Comme chaque année, les consuls généraux des 27 pays de l’UE à Jérusalem ont publié un rapport sur la situation dans la ville occupée. Face « à la détérioration sur le terrain », ils affirment qu’il est « de plus en plus urgent d’intervenir » pour « préserver le tissu social politique, culturel et économique palestinien à Jérusalem-Est ». Dans la perspective « de maintenir la possibilité de la solution de deux Etats, conformément aux nombreuses résolutions de l’UE », ils recommandent à celle-ci et aux Etats membres l’application de 26 mesures. Celles-ci sont énumérées dans l’Annexe 2 du rapport sous le titre « Renforcer la politique de l’UE à l’égard de Jérusalem-Est » [1]
Les consuls ne se sont pas contentés d’avancer de vagues préconisations à caractère général – même s’il y en a. Dans la partie A, ils ont formulé 6 recommandations concrètes qui concernent le volet « Désinvestissement » du programme BDS de l’AFPS ainsi que le volet « Boycott des produits des colonies ».
Recommandations concernant les produits des colonies : R 9 et 10 de la partie A
Recommandation concernant des services (le tourisme fait partie des services) : R 8
Désinvestissement : R 6, 7 et 11.
On remarquera que les consuls veulent « S’assurer que les produits fabriqués dans les colonies de Jérusalem-Est ne bénéficient pas du traitement préférentiel accordé dans le cadre de l’accord commercial UE/Israël » (R 9) ; ce qui nous fait immédiatement penser à Sodastream, fabriqué à Mishor Adumim, colonie du « grand Jérusalem ». Certes, les diplomates européens ne parlent pas de boycott et encore moins de suspension de l’accord d’association UE-Israël ou d’embargo sur les produits des colonies comme le réclame l’Afps. C’est clair. Mais ils ajoutent « Sensibiliser davantage le public quant à l’origine de ces produits, notamment en élaborant des directives au sujet de leur étiquetage à l’intention des acteurs européens majeurs du secteur de la distribution » (R 10).
En langage diplomatique, les consuls disent « Il faut sensibiliser les gens pour qu’ils connaissent bien l’origine des produits qu’ils achètent et qu’ils puissent décider, en connaissance de cause, s’ils veulent acheter un produit fabriqué dans une colonie ou non ». C’est quand même une façon de reconnaître qu’il y a un problème avec ces produits et que ceux/celles qui désirent disposer d’informations fiables avant d’acheter ou non ont raison.
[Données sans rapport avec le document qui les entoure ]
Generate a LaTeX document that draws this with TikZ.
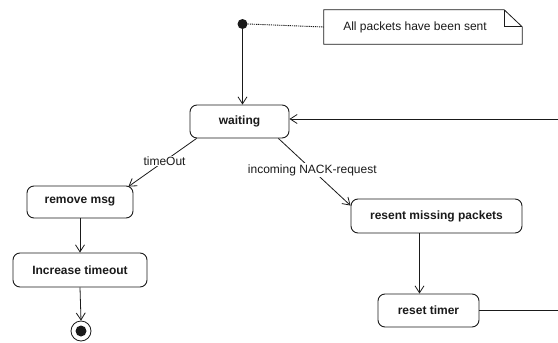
\documentclass[tikz,border=0pt]{standalone}
\usepackage{fontspec}
\setmainfont{Liberation Sans}
\usetikzlibrary{arrows.meta,calc}
\definecolor{ink}{HTML}{1A1A1A}
\tikzset{
  x=1pt, y=-1pt,
  every node/.style={font=\fontsize{12}{14}\selectfont, text=ink},
  statebox/.style={draw=ink, line width=0.9pt, rounded corners=7pt, inner sep=0pt, font=\fontsize{12}{14}\selectfont\bfseries},
  conn/.style={draw=ink, line width=0.8pt, -{Straight Barb[length=7pt,width=9pt]}},
  plainline/.style={draw=ink, line width=0.8pt},
  edgelabel/.style={fill=white, inner sep=1pt},
}
\begin{document}
\begin{tikzpicture}
\useasboundingbox (0,0) rectangle (558,343);
% initial node
\node (init) [circle, fill=ink, minimum size=10pt, inner sep=0pt] at (242.5,24) {};
% note
\node (note) [minimum width=198pt, minimum height=34pt, inner sep=0pt] at (423,27) {};
\node (notetext) at ([xshift=-8pt]note.center) {All packets have been sent};
\draw[plainline] (note.north west) -- ([xshift=-18pt]note.north east) -- ([yshift=-17pt]note.north east) -- (note.south east) -- (note.south west) -- cycle;
\draw[plainline] ([xshift=-18pt]note.north east) -- ([xshift=-18pt,yshift=-17pt]note.north east) -- ([yshift=-17pt]note.north east);
\draw[ink, line width=0.9pt, dash pattern=on 1.2pt off 0.9pt] (init.east) -- (note.west);
% states
\node (waiting) [statebox, minimum width=99pt, minimum height=33pt] at (239.5,121.5) {waiting};
\node (remove) [statebox, minimum width=106pt, minimum height=32pt] at (80,202) {remove msg};
\node (increase) [statebox, minimum width=134pt, minimum height=34pt] at (80,270) {Increase timeout};
\node (resent) [statebox, minimum width=171pt, minimum height=34pt] at (436.5,216) {resent missing packets};
\node (reset) [statebox, minimum width=101pt, minimum height=33pt] at (428.5,310.5) {reset timer};
% final node
\node (final) [circle, draw=ink, line width=0.8pt, minimum size=20pt, inner sep=0pt] at (81,331) {};
\node (finalin) [circle, fill=ink, minimum size=11pt, inner sep=0pt] at (final.center) {};
% free ends at right edge
\coordinate (rhigh) at (558,119);
\coordinate (rlow) at (558,310.5);
% connectors
\draw[conn] (init.south) -- (init.south |- waiting.north);
\draw[conn] ([xshift=7pt]waiting.south west) -- node[edgelabel, pos=0.47] {timeOut} ([xshift=-5pt,yshift=-1pt]remove.north east);
\draw[conn] ([xshift=-11pt]waiting.south east) -- node[edgelabel, pos=0.47] {incoming NACK-request} ([yshift=-7pt]resent.north west);
\draw[conn] (remove.south) -- (increase.north);
\draw[conn] (increase.south) -- (final.north);
\draw[conn] ([xshift=-17pt]resent.south) -- ([xshift=-17pt]resent.south |- reset.north);
\draw[plainline] (reset.east) -- (rlow);
\draw[conn] (rhigh) -- (rhigh -| waiting.east);
\end{tikzpicture}
\end{document}
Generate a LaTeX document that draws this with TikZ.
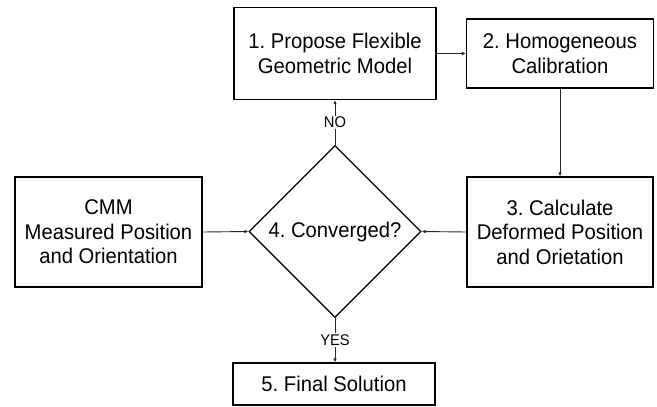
\documentclass[tikz,border=0pt]{standalone}
\usepackage{fontspec}
\setmainfont{Liberation Sans}
\newfontfamily\boxfont{Liberation Sans}[FakeStretch=0.95]
\usetikzlibrary{shapes.geometric,arrows.meta}
\frenchspacing
\begin{document}
\begin{tikzpicture}[x=1pt,y=-1pt,
  procbox/.style={draw=black,line width=1.1pt,align=center,inner sep=0pt,
    font=\boxfont\fontsize{21.3}{24.6}\selectfont},
  decide/.style={draw=black,line width=1.1pt,diamond,inner sep=0pt,
    minimum width=172pt,minimum height=172pt,font=\boxfont\fontsize{21.3}{24.6}\selectfont},
  conn/.style={draw=black!85,line width=0.9pt,-{Latex[length=4pt,width=3.5pt]}},
  lbl/.style={fill=white,inner sep=1.5pt,font=\boxfont\fontsize{15.5}{18}\selectfont}]
\useasboundingbox (0,0) rectangle (657,407);
\node[procbox,minimum width=202pt,minimum height=92pt] (b1) at (335,53.5) {1. Propose Flexible\\Geometric Model};
\node[procbox,minimum width=187pt,minimum height=69pt] (b2) at (560,53.5) {2. Homogeneous\\Calibration};
\node[procbox,minimum width=186pt,minimum height=110pt] (b3) at (560,232) {3. Calculate\\Deformed Position\\and Orietation};
\node[procbox,minimum width=187pt,minimum height=110pt] (cmm) at (108.5,232) {CMM\\Measured Position\\and Orientation};
\node[decide] (d) at (335,231.5) {4. Converged?};
\node[procbox,minimum width=202pt,minimum height=42pt] (b5) at (334,384) {5. Final Solution};
\draw[conn] (b1.east) -- (b1.east -| b2.west);
\draw[conn] (b2.south) -- (b3.north);
\draw[conn] (b3.west) -- (d.east);
\draw[conn] (cmm.east) -- (d.west);
\draw[conn] (d.north) -- node[lbl]{NO} (b1.south);
\draw[conn] (d.south) -- node[lbl]{YES} (b5.north -| d.south);
\end{tikzpicture}
\end{document}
Surtout si l’on garde à l’esprit le fait suivant : leurs recommandations ont été précédées d’un long rapport sur les avancées et les ravages de la colonisation à Jérusalem- Est et la tonalité générale du document ainsi que de l’annexe est la volonté politique de mettre fin à ce processus illégal d’annexion.
La prise de position des consuls généraux conforte la légitimité de nos actions. Comment pourrait-on interdire, à nous citoyens, de manifester devant les grandes surfaces et magasins Darty et les boutiques Sephora qui trompent sur l’origine des gazéificateurs Sodastream / SodaClub et des produits de beauté Ahava ? Et comment s’opposer à des manifestations devant les boutiques Orange alors que France Télécom-Orange a conclu un partenariat avec Partner, un opérateur israélien de téléphonie mobile impliqué dans la colonisation ? Faudrait-il poursuivre les consuls généraux ?
Cela dit, il est certain que toutes les mesures préconisées ne revêtent pas la même importance et que l’on peut critiquer certaines d’entre elles et même formuler de très sérieuses objections à d’autres. Par exemple, la référence à la Feuille de route, bel et bien périmée et dépassée, ou la collaboration avec le Quartet, instance notoirement inefficace et dont la partialité a été dénoncée par de hauts responsables palestiniens.
Il n’empêche ! Il convient de saluer la prise de position des consuls généraux. Dans leur rapport 2011, ceux-ci affirment : « Il faut passer aux actes » en faisant un pas en avant par rapport à 2010. Ils invitent, en effet, la Commission « à réfléchir à une proposition de législation européenne visant à prévenir/décourager de telles transactions financières (celles qui encouragent la colonisation). » (R 7).
Nous devons donner à leur parole la résonance qu’elle mérite et inviter les diplomates qui se sont déjà prononcés en faveur de la défense des droits des Palestiniens à faire de même. Je pense aux ambassadeurs qui ont signé « La lettre ouverte à Alain Juppé » pour appuyer l’admission de l’Etat de Palestine à l’ONU ou aux anciens hauts dirigeants de l’UE qui ont lancé un appel dans le même sens. Et nous devons aussi inviter les politiques à appuyer ces diplomates à Paris, à Bruxelles comme à Jérusalem, Ramallah et à l’ONU.